::: Supplied data
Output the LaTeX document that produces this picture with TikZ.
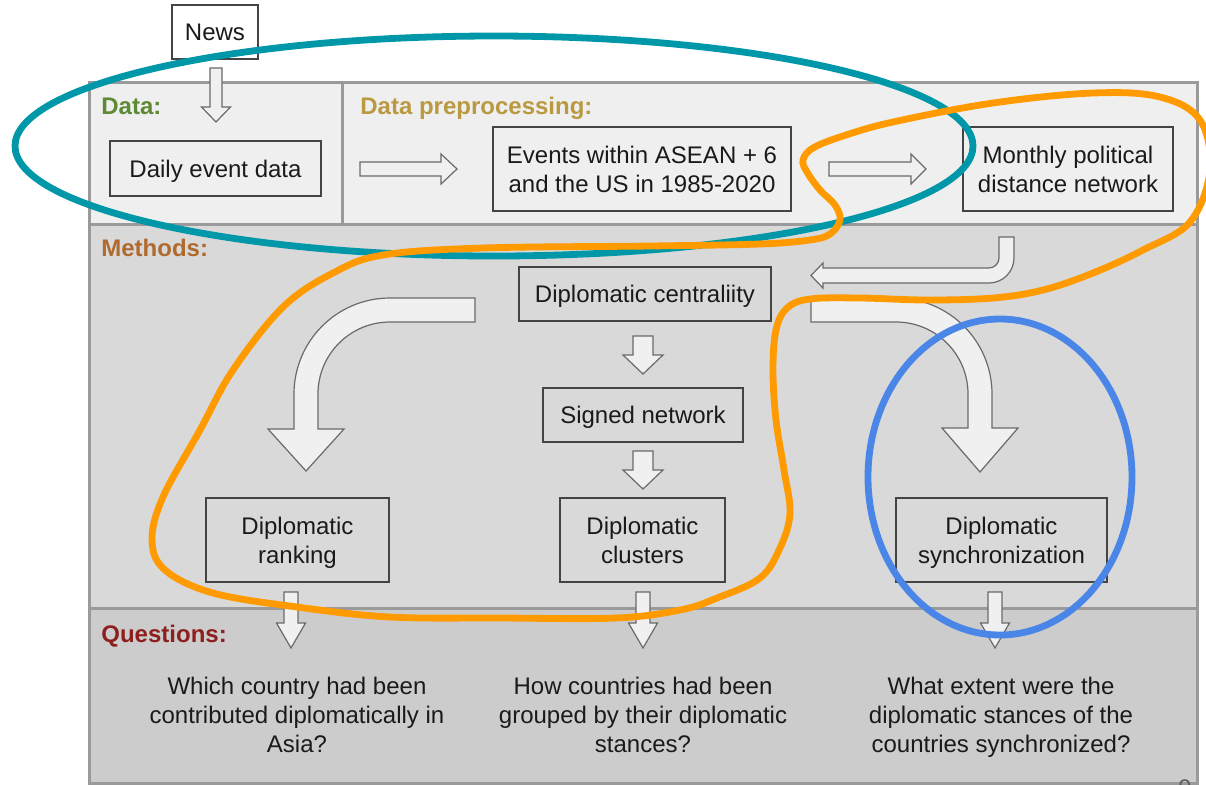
\documentclass[tikz,border=0pt]{standalone}
\usepackage{fontspec}
\setmainfont{Liberation Sans}
\definecolor{panelline}{HTML}{9A9A9A}
\definecolor{toppanel}{HTML}{EFEFEF}
\definecolor{midpanel}{HTML}{D9D9D9}
\definecolor{botpanel}{HTML}{CCCCCC}
\definecolor{boxline}{HTML}{444444}
\definecolor{txt}{HTML}{1A1A1A}
\definecolor{arrowline}{HTML}{6A6A6A}
\definecolor{arrowfill}{HTML}{F0F0F0}
\definecolor{datagreen}{HTML}{5E8A34}
\definecolor{prepgold}{HTML}{B99A40}
\definecolor{methbrown}{HTML}{B06A2E}
\definecolor{questred}{HTML}{8E1F1F}
\definecolor{annteal}{HTML}{0098A8}
\definecolor{annorange}{HTML}{FF9A00}
\definecolor{annblue}{HTML}{4A86E8}
\newcommand{\downblock}[6]{%
  \draw[blockarrow] (#1-#2,#3) -- (#1+#2,#3) -- (#1+#2,#4) -- (#1+#5,#4) -- (#1,#6) -- (#1-#5,#4) -- (#1-#2,#4) -- cycle;}
\begin{document}
\begin{tikzpicture}[x=0.5pt,y=-0.5pt,
  box/.style={draw=boxline, line width=0.75pt, inner sep=0pt, align=center, text=txt,
    font=\fontsize{12}{14.5}\selectfont},
  oneline/.style={text height=8.6pt, text depth=0pt},
  blockarrow/.style={draw=arrowline, fill=arrowfill, line width=0.6pt, line join=miter},
  panel/.style={draw=panelline, line width=1.5pt},
  heading/.style={font=\bfseries\fontsize{12}{14.5}\selectfont, anchor=base west, inner sep=0pt},
  qtext/.style={align=center, text=txt, inner sep=0pt, font=\fontsize{12}{14.4}\selectfont},
  ann/.style={line width=3.4pt, line cap=round, line join=round}]
\useasboundingbox (0,0) rectangle (1206,784);
\clip (0,0) rectangle (1206,784);
\fill[white] (0,0) rectangle (1206,784);

% panels
\fill[toppanel] (89,82) rectangle (1197,224);
\fill[midpanel] (89,224) rectangle (1197,608);
\fill[botpanel] (89,608) rectangle (1197,783);
\draw[panel] (89,82) rectangle (1197,783);
\draw[panel] (89,224) -- (1197,224);
\draw[panel] (89,608) -- (1197,608);
\draw[panel] (342,82) -- (342,224);

% headings
\node[heading, text=datagreen] (hdata) at (101,114) {Data:};
\node[heading, text=prepgold] (hprep) at (360,114) {Data preprocessing:};
\node[heading, text=methbrown] (hmeth) at (101,256) {Methods:};
\node[heading, text=questred] (hquest) at (101,642) {Questions:};

% boxes
\node[box, oneline, fill=white, minimum width=43pt, minimum height=27pt] (news) at (215,32) {News};
\node[box, oneline, minimum width=105.5pt, minimum height=27.5pt] (daily) at (215.5,168.5) {Daily event data};
\node[box, minimum width=149pt, minimum height=42pt] (events) at (642,169) {Events within ASEAN + 6\\\smash{and the US in 1985-2020}};
\node[box, minimum width=105pt, minimum height=42pt] (monthly) at (1068,169) {Monthly political\\\smash{distance network}};
\node[box, oneline, minimum width=126pt, minimum height=27pt] (cent) at (645,294) {Diplomatic centraliity};
\node[box, oneline, minimum width=100pt, minimum height=27pt] (signed) at (643,415) {Signed network};
\node[box, minimum width=82.5pt, minimum height=42pt] (clusters) at (642.5,540) {Diplomatic\\\smash{clusters}};
\node[box, minimum width=91.5pt, minimum height=42pt] (ranking) at (297.5,540) {Diplomatic\\\smash{ranking}};
\node[box, minimum width=105.5pt, minimum height=42pt] (sync) at (1001.5,540) {Diplomatic\\\smash{synchronization}};

% questions
\node[qtext] (q1) at (297,715) {Which country had been\\contributed diplomatically in\\\smash{Asia?}};
\node[qtext] (q2) at (643,715) {How countries had been\\grouped by their diplomatic\\\smash{stances?}};
\node[qtext] (q3) at (1001,715) {What extent were the\\diplomatic stances of the\\\smash{countries synchronized?}};
\node[text=txt!70, inner sep=0pt, anchor=base, font=\fontsize{12}{14}\selectfont] (pagenum) at (1185,796) {9};

% straight block arrows
\downblock{216}{6}{68}{107}{14.5}{122}
\downblock{643}{10}{336}{355}{20}{374}
\downblock{643}{10}{451}{470}{20}{489}
\downblock{291}{7}{592}{623}{14.5}{648}
\downblock{643}{7}{592}{623}{14.5}{648}
\downblock{995}{7}{592}{623}{14.5}{648}
\draw[blockarrow] (360,162) -- (441,162) -- (441,154) -- (457,169) -- (441,184) -- (441,176) -- (360,176) -- cycle;
\draw[blockarrow] (829,162) -- (911,162) -- (911,154) -- (926,169) -- (911,184) -- (911,176) -- (829,176) -- cycle;

% curved arrow monthly -> centrality
\draw[blockarrow] (999,237) -- (1014,237) -- (1014,258)
  .. controls (1014,271.8) and (1002.8,283) .. (989,283)
  -- (823,283) -- (823,288) -- (811,275.5) -- (823,263) -- (823,268) -- (989,268)
  .. controls (994.5,268) and (999,263.5) .. (999,258) -- cycle;

% big curved arrow to ranking
\draw[blockarrow] (475,298) -- (390,298)
  .. controls (337,298) and (294,341) .. (294,394)
  -- (294,429) -- (268,429) -- (306,471) -- (344,429) -- (318,429) -- (318,394)
  .. controls (318,354.2) and (350.2,322) .. (390,322) -- (475,322) -- cycle;

% big curved arrow to synchronization
\draw[blockarrow] (811,298) -- (896,298)
  .. controls (949,298) and (992,341) .. (992,394)
  -- (992,428) -- (1018,428) -- (980,472) -- (942,428) -- (968,428) -- (968,394)
  .. controls (968,354.2) and (935.8,322) .. (896,322) -- (811,322) -- cycle;

% annotations
\draw[ann, annteal] (494,146) ellipse [x radius=239.5pt, y radius=55pt];
\draw[ann, annorange] plot[smooth cycle, tension=0.6] coordinates {
  (813,148) (843,136) (893,122) (993,103) (1093,93) (1160,97) (1200,120) (1210,170)
  (1190,222) (1143,250) (1093,273) (1043,290) (993,298) (927,300) (860,298) (810,299)
  (787,308) (776,330) (773,370) (776,420) (784,470) (790,513) (780,548) (760,578)
  (717,598) (680,610) (616,618) (500,618) (390,617) (297,607) (213,593) (165,570)
  (152,540) (163,497) (200,430) (233,370) (283,307) (333,273) (383,255) (483,248)
  (650,246) (760,244) (810,240) (830,234) (840,220) (835,205) (820,190) (807,172)
  (803,160)};
\draw[ann, annblue] (1000,477) ellipse [x radius=66pt, y radius=79pt];
\end{tikzpicture}
\end{document}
::::::
■ **Task goal**
Emit the lines of the material exactly, from its first line to the line containing "(342,82) -- (342,224);", inclusive; leave every picture out.

■ **Right answer**
Output the LaTeX document that produces this picture with TikZ.
\documentclass[tikz,border=0pt]{standalone}
\usepackage{fontspec}
\setmainfont{Liberation Sans}
\definecolor{panelline}{HTML}{9A9A9A}
\definecolor{toppanel}{HTML}{EFEFEF}
\definecolor{midpanel}{HTML}{D9D9D9}
\definecolor{botpanel}{HTML}{CCCCCC}
\definecolor{boxline}{HTML}{444444}
\definecolor{txt}{HTML}{1A1A1A}
\definecolor{arrowline}{HTML}{6A6A6A}
\definecolor{arrowfill}{HTML}{F0F0F0}
\definecolor{datagreen}{HTML}{5E8A34}
\definecolor{prepgold}{HTML}{B99A40}
\definecolor{methbrown}{HTML}{B06A2E}
\definecolor{questred}{HTML}{8E1F1F}
\definecolor{annteal}{HTML}{0098A8}
\definecolor{annorange}{HTML}{FF9A00}
\definecolor{annblue}{HTML}{4A86E8}
\newcommand{\downblock}[6]{%
  \draw[blockarrow] (#1-#2,#3) -- (#1+#2,#3) -- (#1+#2,#4) -- (#1+#5,#4) -- (#1,#6) -- (#1-#5,#4) -- (#1-#2,#4) -- cycle;}
\begin{document}
\begin{tikzpicture}[x=0.5pt,y=-0.5pt,
  box/.style={draw=boxline, line width=0.75pt, inner sep=0pt, align=center, text=txt,
    font=\fontsize{12}{14.5}\selectfont},
  oneline/.style={text height=8.6pt, text depth=0pt},
  blockarrow/.style={draw=arrowline, fill=arrowfill, line width=0.6pt, line join=miter},
  panel/.style={draw=panelline, line width=1.5pt},
  heading/.style={font=\bfseries\fontsize{12}{14.5}\selectfont, anchor=base west, inner sep=0pt},
  qtext/.style={align=center, text=txt, inner sep=0pt, font=\fontsize{12}{14.4}\selectfont},
  ann/.style={line width=3.4pt, line cap=round, line join=round}]
\useasboundingbox (0,0) rectangle (1206,784);
\clip (0,0) rectangle (1206,784);
\fill[white] (0,0) rectangle (1206,784);

% panels
\fill[toppanel] (89,82) rectangle (1197,224);
\fill[midpanel] (89,224) rectangle (1197,608);
\fill[botpanel] (89,608) rectangle (1197,783);
\draw[panel] (89,82) rectangle (1197,783);
\draw[panel] (89,224) -- (1197,224);
\draw[panel] (89,608) -- (1197,608);
\draw[panel] (342,82) -- (342,224);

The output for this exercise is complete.